Thursday, February 17, 2022


Thanks to Marc Eichinger for sharing this material from his new book:

To be published today, March 17, the book "War Games: French Corruption, the Hidden Face of Terrorism" alerts the reader not only to the role played by Qatar in the wars in Libya and Syria, but also on the role of two listed companies Lafarge and Rubis. Lafarge and its managers, who have not yet been judged and are presumed innocent, are accused of having directly financed ISIS to protect its cement plant. The legal proceedings are well advanced but not yet set for trial.

France is the European country which has the least number of government prosecutors and clerks ( only 3 per 100 000 people against 11 as an average in the European Union). Through the European Commission for the Efficiency of Justice (, the Council of Europe has already widely sounded the alarm globally. French justice is unfortunately totally neutralized by its lack of means. International cases are not completed there for 15 to 20 years. The bankruptcy of the judicial system encourages the strong development of corruption, which no longer has any significant obstacles to success..
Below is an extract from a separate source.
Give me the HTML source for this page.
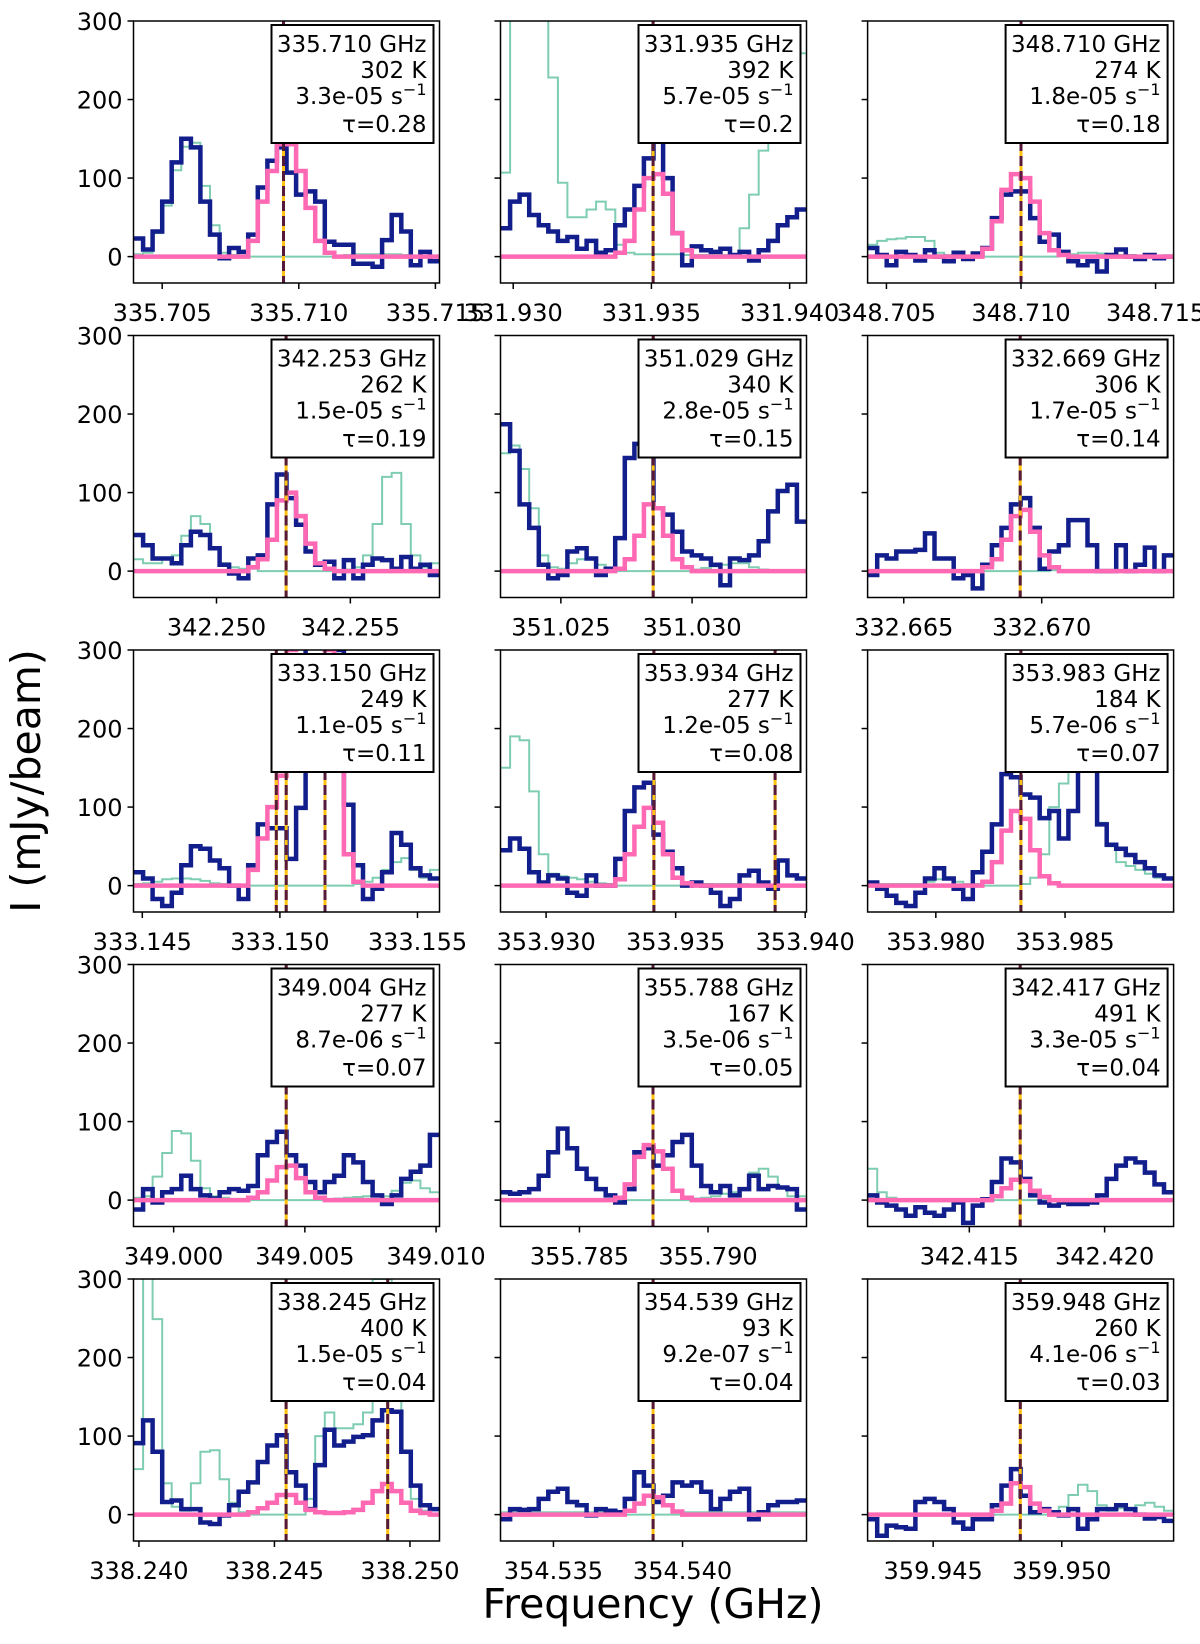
<!DOCTYPE html>
<html><head><meta charset="utf-8"><style>
html,body{margin:0;padding:0;background:#fff;}
svg{display:block;font-family:"DejaVu Sans","Liberation Sans",sans-serif;}
</style></head><body>
<svg id="chart" width="1200" height="1644" viewBox="0 0 1200 1644" xmlns="http://www.w3.org/2000/svg">
<rect x="0" y="0" width="1200" height="1644" fill="#fff"/>
<text x="653" y="1618" text-anchor="middle" font-size="41" fill="#000">Frequency (GHz)</text>
<text transform="translate(40,781) rotate(-90)" text-anchor="middle" font-size="41" fill="#000">I (mJy/beam)</text>
</svg>
<script>
const xDomains = [[335.70395,335.71515],[331.92954,331.94061],[348.7043,348.71567],
[342.2469,342.25833],[351.0227,351.03436],[332.66369,332.67478],
[333.14468,333.1558],[353.92824,353.94005],[353.97736,353.9892],
[348.99847,349.01013],[355.78193,355.79383],[342.41124,342.42255],
[338.2398,338.25109],[354.53295,354.5448],[359.94245,359.95435]];
const xTicks = [[335.705,335.710,335.715],[331.930,331.935,331.940],[348.705,348.710,348.715],
[342.250,342.255],[351.025,351.030],[332.665,332.670],
[333.145,333.150,333.155],[353.930,353.935,353.940],[353.980,353.985],
[349.000,349.005,349.010],[355.785,355.790],[342.415,342.420],
[338.240,338.245,338.250],[354.535,354.540],[359.945,359.950]];
const yTicks = [0,100,200,300];
const lineFreqs = [[335.70944],[331.93506],[348.710],[342.2526],[351.02852],[332.66922],
[333.14987,333.15023,333.15164],[353.93416,353.93884],[353.98329],[349.00429],[355.78786],[342.41688],
[338.24543,338.24918],[354.53886],[359.94839]];
const legendFreq = ["335.710 GHz","331.935 GHz","348.710 GHz","342.253 GHz","351.029 GHz","332.669 GHz","333.150 GHz","353.934 GHz","353.983 GHz","349.004 GHz","355.788 GHz","342.417 GHz","338.245 GHz","354.539 GHz","359.948 GHz"];
const legendTemp = ["302 K","392 K","274 K","262 K","340 K","306 K","249 K","277 K","184 K","277 K","167 K","491 K","400 K","93 K","260 K"];
const legendAij = ["3.3e-05","5.7e-05","1.8e-05","1.5e-05","2.8e-05","1.7e-05","1.1e-05","1.2e-05","5.7e-06","8.7e-06","3.5e-06","3.3e-05","1.5e-05","9.2e-07","4.1e-06"];
const legendTau = ["τ=0.28","τ=0.2","τ=0.18","τ=0.19","τ=0.15","τ=0.14","τ=0.11","τ=0.08","τ=0.07","τ=0.07","τ=0.05","τ=0.04","τ=0.04","τ=0.04","τ=0.03"];

const obs1 = [23,9,32,70,120,150,139,70,28,-2,11,6,28,88,122,139,107,79,83,70,19,15,15,-9,-9,-13,21,53,32,-11,6,-6];
const obs2 = [36,70,79,53,40,32,20,25,10,20,5,8,40,60,90,125,147,100,30,-11,13,8,6,10,2,6,-5,8,20,40,50,60];
const obs3 = [11,2,-11,6,2,-5,8,0,-6,5,-3,4,11,49,79,83,83,49,19,28,6,-6,-11,-6,-19,2,9,0,-3,2,-2,0];
const obs4 = [46,33,16,16,10,33,50,46,29,8,-3,-9,16,20,85,123,93,59,25,8,12,-9,14,-9,8,16,14,3,18,3,8,-5];
const obs5 = [187,153,85,55,8,-9,-5,25,29,16,-5,3,42,144,162,153,80,72,50,25,20,16,8,-18,16,14,20,38,76,102,110,63];
const obs6 = [-5,20,16,25,25,27,48,16,16,-9,-5,-22,8,33,55,85,93,55,3,25,33,65,65,33,0,0,33,0,8,30,0,20];
const obs7 = [17,9,-17,-26,-9,26,50,47,32,22,0,-17,26,78,73,73,34,99,330,330,330,300,103,26,-17,-4,17,67,52,22,13,9];
const obs8 = [45,60,47,17,4,13,9,-9,-13,13,0,0,34,95,125,131,65,43,22,0,4,0,-9,-26,-17,13,19,4,-4,32,13,9];
const obs9 = [4,-4,-13,-22,-26,-9,9,22,9,-4,-17,17,43,78,142,138,116,112,86,95,60,95,164,190,78,52,47,39,30,22,13,9];
const obs10 = [-12,14,-3,10,14,31,14,6,2,10,14,12,18,57,74,87,57,44,23,10,23,31,57,48,23,6,-5,6,27,36,44,83];
const obs11 = [10,8,10,14,31,61,91,66,40,27,14,6,-3,14,61,66,44,57,74,83,44,18,10,18,6,14,31,14,18,16,14,-12];
const obs12 = [6,-3,-7,-12,-20,-9,-16,-20,-12,-3,-29,-7,1,23,53,48,27,6,-3,-7,-3,-5,-5,-3,6,27,44,53,48,35,20,10];
const obs13 = [91,120,80,16,18,7,7,-10,-12,-1,12,29,41,67,88,101,54,37,7,63,108,88,93,99,101,120,133,131,80,37,12,7];
const obs14 = [-6,7,6,7,20,29,33,16,12,-1,7,5,3,20,54,37,16,24,41,37,41,29,7,20,29,33,-6,3,12,16,16,18];
const obs15 = [-6,-27,-14,-16,-18,16,20,16,7,-10,-18,-6,-6,12,37,58,24,3,7,3,-1,7,-18,-6,7,7,12,7,0,-5,-3,-8];

const model1 = [3,5,30,65,110,140,145,90,40,5,2,1,0,0,0,0,0,0,0,0,0,1,2,3,3,3,3,3,2,1,1,1];
const model2 = [107,400,400,400,400,228,94,50,50,60,70,60,15,5,3,3,3,3,3,2,2,2,2,2,2,36,79,135,156,200,259,259];
const model3 = [15,20,22,23,25,25,20,5,2,1,0,0,0,0,0,0,0,0,0,0,2,3,5,5,4,3,2,2,1,1,1,1];
const model4 = [15,10,10,15,20,45,70,60,30,10,5,3,3,0,0,0,0,0,0,0,0,0,2,5,20,60,120,125,60,20,5,10];
const model5 = [150,160,130,80,20,5,3,10,15,15,8,3,0,0,0,0,0,0,0,0,2,4,6,8,10,10,5,2,1,0,0,0];
const model6 = [1,1,1,1,1,1,1,1,1,1,1,1,0,0,0,0,0,0,0,1,1,1,1,1,1,1,1,1,1,1,1,1];
const model7 = [2,3,5,8,9,9,8,6,3,2,1,0,0,0,0,0,0,0,0,0,0,0,0,2,5,10,20,30,35,20,10,20];
const model8 = [150,190,185,120,40,15,12,10,8,5,3,2,0,0,0,0,0,0,0,2,2,2,2,2,2,2,1,1,1,1,1,1];
const model9 = [2,2,2,2,2,2,5,8,10,5,2,2,0,0,0,0,2,10,40,100,130,180,210,150,80,50,30,25,20,15,10,8];
const model10 = [3,5,30,60,88,85,50,15,5,3,1,0,0,0,0,0,0,0,0,0,1,2,3,4,5,5,5,12,22,25,15,10];
const model11 = [1,1,1,1,1,1,1,1,1,1,1,1,0,0,0,0,0,0,0,0,2,3,5,8,10,15,35,40,30,15,5,5];
const model12 = [40,10,3,1,1,1,1,1,1,1,1,1,0,0,0,0,0,0,0,1,1,1,1,1,1,1,1,1,1,1,1,1];
const model13 = [58,400,249,40,10,5,40,80,82,45,15,3,0,0,0,0,0,0,20,100,130,110,110,115,130,300,300,150,80,20,5,0];
const model14 = [3,3,3,3,3,3,3,3,3,3,3,3,0,0,0,0,0,0,0,3,3,3,3,3,3,3,3,3,3,3,3,3];
const model15 = [1,1,1,1,1,1,1,1,1,1,1,1,0,0,0,0,0,0,0,2,10,25,38,30,12,5,8,8,12,15,10,5];

const fit1 = [0,0,0,0,0,0,0,0,0,0,0,0,20,70,109,143,143,109,62,20,5,0,0,0,0,0,0,0,0,0,0,0];
const fit2 = [0,0,0,0,0,0,0,0,0,0,0,0,5,20,60,100,105,80,30,8,0,0,0,0,0,0,0,0,0,0,0,0];
const fit3 = [0,0,0,0,0,0,0,0,0,0,0,0,10,45,85,105,100,70,30,8,2,0,0,0,0,0,0,0,0,0,0,0];
const fit4 = [0,0,0,0,0,0,0,0,0,0,0,0,5,15,40,90,100,70,35,10,3,0,0,0,0,0,0,0,0,0,0,0];
const fit5 = [0,0,0,0,0,0,0,0,0,0,0,0,3,15,45,85,80,45,15,5,0,0,0,0,0,0,0,0,0,0,0,0];
const fit6 = [0,0,0,0,0,0,0,0,0,0,0,0,5,15,40,70,78,50,20,5,0,0,0,0,0,0,0,0,0,0,0,0];
const fit7 = [0,0,0,0,0,0,0,0,0,0,0,0,20,60,100,140,300,340,340,340,300,150,40,5,0,0,0,0,0,0,0,0];
const fit8 = [0,0,0,0,0,0,0,0,0,0,0,0,8,40,75,99,80,40,10,3,0,0,0,0,0,0,0,0,0,0,0,0];
const fit9 = [0,0,0,0,0,0,0,0,0,0,0,0,5,30,70,95,85,45,12,3,0,0,0,0,0,0,0,0,0,0,0,0];
const fit10 = [0,0,0,0,0,0,0,0,0,0,0,0,3,10,25,42,44,28,10,3,0,0,0,0,0,0,0,0,0,0,0,0];
const fit11 = [0,0,0,0,0,0,0,0,0,0,0,0,3,20,55,70,62,40,12,3,0,0,0,0,0,0,0,0,0,0,0,0];
const fit12 = [0,0,0,0,0,0,0,0,0,0,0,0,0,5,15,26,24,12,4,0,0,0,0,0,0,0,0,0,0,0,0,0];
const fit13 = [0,0,0,0,0,0,0,0,0,0,0,0,3,8,15,25,25,15,6,3,2,2,3,6,15,30,39,30,15,5,2,0];
const fit14 = [0,0,0,0,0,0,0,0,0,0,0,0,0,5,14,24,22,12,4,0,0,0,0,0,0,0,0,0,0,0,0,0];
const fit15 = [0,0,0,0,0,0,0,0,0,0,0,0,0,5,14,40,35,14,5,0,0,0,0,0,0,0,0,0,0,0,0,0];

const obsSeries = [obs1,obs2,obs3,obs4,obs5,obs6,obs7,obs8,obs9,obs10,obs11,obs12,obs13,obs14,obs15];
const modelSeries = [model1,model2,model3,model4,model5,model6,model7,model8,model9,model10,model11,model12,model13,model14,model15];
const fitSeries = [fit1,fit2,fit3,fit4,fit5,fit6,fit7,fit8,fit9,fit10,fit11,fit12,fit13,fit14,fit15];

const NS = "http://www.w3.org/2000/svg";
const svg = document.getElementById("chart");
const colLeft = [133.5,500.5,867.6], rowTop = [21,335.5,650,964.5,1279];
const PW = 306, PH = 262, YMIN = -33.6, YMAX = 300;
function mk(tag, attrs, parent){ const e = document.createElementNS(NS, tag); for (const k in attrs) e.setAttribute(k, attrs[k]); (parent||svg).appendChild(e); return e; }

const defs = mk("defs", {});
for (let p = 0; p < 15; p++) {
  const col = p % 3, row = Math.floor(p / 3);
  const L = colLeft[col], T = rowTop[row];
  const [x0, x1] = xDomains[p];
  const xs = f => L + (f - x0) / (x1 - x0) * PW;
  const ys = v => T + (YMAX - v) / (YMAX - YMIN) * PH;
  const cp = mk("clipPath", {id: "clip" + p}, defs);
  mk("rect", {x: L, y: T, width: PW, height: PH}, cp);
  const g = mk("g", {});
  
  
  const pg = mk("g", {"clip-path": "url(#clip" + p + ")"}, g);
  function stepPath(arr) {
    const n = arr.length, w = (x1 - x0) / n;
    let d = "M" + xs(x0).toFixed(1) + "," + ys(arr[0]).toFixed(1);
    for (let k = 0; k < n; k++) {
      d += " H" + xs(x0 + (k + 1) * w).toFixed(1);
      if (k + 1 < n) d += " V" + ys(arr[k + 1]).toFixed(1);
    }
    return d;
  }
  const m = mk("path", {d: stepPath(modelSeries[p]), fill: "none", stroke: "#7fcdb0", "stroke-width": 2}, pg);
  
  
  const o = mk("path", {d: stepPath(obsSeries[p]), fill: "none", stroke: "#121e8c", "stroke-width": 4.5, "stroke-linejoin": "miter"}, pg);
  
  
  const f = mk("path", {d: stepPath(fitSeries[p]), fill: "none", stroke: "#ff69b4", "stroke-width": 4.5}, pg);
  
  
  lineFreqs[p].forEach(lf => {
    const x = xs(lf).toFixed(1);
    const a = mk("line", {x1: x, x2: x, y1: T, y2: T + PH, stroke: "#ffc20e", "stroke-width": 3}, pg);
    
    
    mk("line", {x1: x, x2: x, y1: T, y2: T + PH, stroke: "#55193a", "stroke-width": 3, "stroke-dasharray": "10,5"}, pg);
  });
  const fr = mk("rect", {x: L, y: T, width: PW, height: PH, fill: "none", stroke: "#000", "stroke-width": 1.5}, g);
  
  
  yTicks.forEach(v => {
    const y = ys(v);
    mk("line", {x1: L - 6, x2: L, y1: y, y2: y, stroke: "#000", "stroke-width": 1.5}, g);
    if (col === 0) {
      const t = mk("text", {x: L - 11, y: y + 9, "text-anchor": "end", "font-size": 24, fill: "#000"}, g);
      t.textContent = String(v);
      
      
    }
  });
  xTicks[p].forEach(v => {
    const x = xs(v);
    mk("line", {x1: x, x2: x, y1: T + PH, y2: T + PH + 6, stroke: "#000", "stroke-width": 1.5}, g);
    const t = mk("text", {x: x, y: T + PH + 38, "text-anchor": "middle", "font-size": 24, fill: "#000"}, g);
    t.textContent = v.toFixed(3);
    
    
  });
  const bx = L + PW - 168, by = T + 4;
  const lg = mk("g", {}, g);
  
  
  mk("rect", {x: bx, y: by, width: 162, height: 118, fill: "#fff", stroke: "#000", "stroke-width": 2}, lg);
  const rx = bx + 155;
  const lines = [legendFreq[p], legendTemp[p], null, legendTau[p]];
  const base = [by + 27, by + 53, by + 79, by + 107];
  lines.forEach((s, i) => {
    const t = mk("text", {x: rx, y: base[i], "text-anchor": "end", "font-size": 23, fill: "#000"}, lg);
    if (s !== null) { t.textContent = s; }
    else {
      t.textContent = legendAij[p] + " s";
      const sp = mk("tspan", {dy: -9, "font-size": 16}, t);
      sp.textContent = "\u22121";
    }
    
    
  });
}
</script>
</body></html>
As for Rubis, a preliminary investigation has been launched and the company appears to have played a key role in the export of ISIS oil via the oil terminal it built at Dortyol on the Turkish coast. The book reports that without this major infrastructure ISIS oil could not get onto tankers, depriving the terrorists of 80% of the revenue. Downstream, two Italian prosecutors and the Italian financial brigade had the courage to track down 52 shipments worth $1.2 billion. In two years of investigation, the Italian police have done a remarkable job. In France, nothing, the victims of the Paris attacks are only entitled to the trial of petty executors. Isis exported its oil by the “act of God”.

Rubis is a listed company that is present in 41 countries having very high risk, including a monopoly in Corsica in the field of storage and gasoline distribution. It is also present in Haiti with 133 gas stations. In its annual report, Haiti is only “a country with fragile governance”.

Rubis shows a totally debt-free financial position, positive cash flows everywhere and declares its humanitarian action to the point of wondering if it is not an NGO,, yet its stock price is falling and if it has no debt despite zero interest rates, it may also be because its profile does not pass bank compliance.

(The author of the book, Marc Eichinger, is well known to many intelligence agencies, and his reputation in the fight against corruption is well established. Like Daphne Galizia, he is tackling a very dark period in the oil industry. He is sufficiently protected not to suffer the same fate.)